Subject: Re: Is there a trick so macrolet can't refer to itself?
From: rpw3@rpw3.org (Rob Warnock)
Date: Sat, 19 Aug 2006 07:39:23 -0500
Newsgroups: comp.lang.lisp
Message-ID: <PMedneTPEOHmm3rZnZ2dnUVZ_oKdnZ2d@speakeasy.net>
Pascal Costanza  <pc@p-cos.net> wrote:
+---------------
| I hesitate to judge Henry Baker's coding style because I haven't studied 
| the paper in detail and don't completely understand its goals. One of 
| the advantages he mentions is that his abstractions allow for several 
| different implementations, and maybe that's indeed where macros help in 
| his case - indeed, syntactic abstractions potentially gives you more 
| freedom in this respect than functional abstractions. (I am referring to 
| the third advantage he mentions in his conclusions.)
| 
| However, when skimming through his code, I see some macros that could 
| have been implemented as functions as well, so I am at least skeptical.
+---------------

Some background context might help...

META-II itself dates back to 1964 (see reference [Schorre64] in Baker's
paper). As Baker said (1991):

    The scheme we will describe has been used for at least 27 years,
    but is relatively unknown today, because computer science departments
    are rightly more interested in teaching theoretically pretty models
    like regular and context-free languages, rather than practical
    methods that may also be elegant and efficient.

META-II used a BNF-style input format, sort of like YACC but with *both*
the lexer and the syntax-parser/code-generator unified into a single
input specification, unlike the sometimes-awkward Lex/YACC split.
Baker's reader macros & MATCHIT macro allow one to write parsers
that look *very* much like the original META-II style, but entirely
within Lisp! [That is, without having an *external* META-II input file
format that's "compiled" into Lisp source and then loaded into Lisp
to get the lexer/parser/compiler to run.]

The "META" class of compiler-compilers handles most of the common
regular expression forms, is recursive [that is, supports writing
top-down/recursive-descent parsers], and the code is tiny. The parsers
one writes using it are often tiny, too. I used Schorre's "META-II"
back in 1970 on the PDP-10 to write a quick & dirty BLISS compiler
in a single weekend! [It took in BLISS source and output PDP-10
assembler (MACRO-10 source).

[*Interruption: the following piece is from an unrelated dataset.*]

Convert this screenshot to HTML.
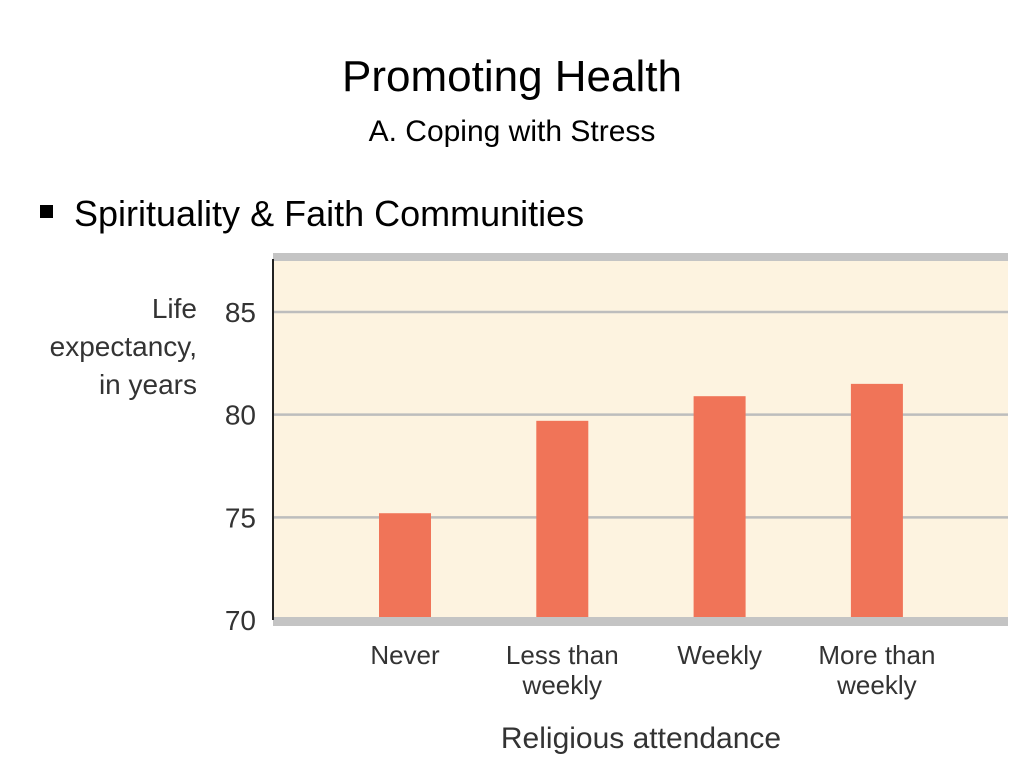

It was totally unoptimized -- the
generated code was *horribly* inefficient -- but the generated
code ran and gave correct results.]

Unfortunately for those reading Baker's paper, unless you have some
previous exposure to META-II (or the META family) it's hard to
appreciate how closely he's managed to capture the original overall
style -- it's quite amazing!

Of course, if you're not familiar with META, then the heavy use of
reader macros to achieve the resulting terseness of specification
may seem a bit overdone, especially the very large number of reader
macros, which result in something resembling Perl's level of "line
noise"!! One might be tempted to throw all the reader macros away
and use a more "traditional" Lisp style, albeit still with a large
number of macros so as to continue to allow a somewhat "declarative"
coding style. One could certainly do that, although the resulting
grammar specifications might not be nearly as compact as Baker's.
Though the expansion needn't be all *that* bad -- maybe something
similar to the s-expr form of CL-PPCRE, but perhaps with shorter
markers:

    $foo       ==> (* foo)       ; Kleene star (zero or more)
    [foo bar]  ==> (& foo bar)   ; Sequence [a.k.a. PROGN]
    {foo bar}  ==> (/ foo bar)   ; Alternative or union ["pick 1"]
    @(digit d) ==> (? (digit d)) ; Satisfies-p [a.k.a. TYPEP]
    !(s-expr)  ==> (! (s-expr))  ; Emit normal Lisp code

So Baker's first version of PARSE-INTEGER [which is really just
"recognize-integer", he adds the saving of the value later]:

    (defun parse-integer (&aux d)
      (matchit [{#\+ #\- []} @(digit d) $@(digit d)]))

could be re-written [still with macros, but no *reader* macros!] as:

    (defun parse-integer (&aux d)
      (matchit (& (/ #\+ #\- (&))
		  (? (digit d))
		  (* (? (digit d))))))

or even expand the MATCHIT macro and the little marker symbols[1]
out completely, though that's starting to get a bit verbose:

    (defun parse-integer (&aux d)
      (and (or (match #\+) (match #\-) (and))
	   (match-type digit d)
	   (not (loop while (match-type digit d)))))

What especially interesting to *me*, at least, is that these sorts
of "lexers" can easily be intermingled with larger, "syntax parser"
elements using top-down/recursive-descent to form full parsers and
code generators. See section "C. CONTEXT-FREE GRAMMARS" in Baker's
paper for a taste of how that works.

Does that address your skepticism somewhat?


-Rob

[1] An earlier draft of this reply used actual named macros
    instead of one-character marker symbols, that is, "m&",
    "m/", "m?", "m*", etc., but I think MATCHIT can be made
    to work [somewhat like LOOP!] with just the bare symbols.
    [If not, the prefix "m" could always be put back.]

-----
Rob Warnock			<rpw3@rpw3.org>
627 26th Avenue			<URL:http://rpw3.org/>
San Mateo, CA 94403		(650)572-2607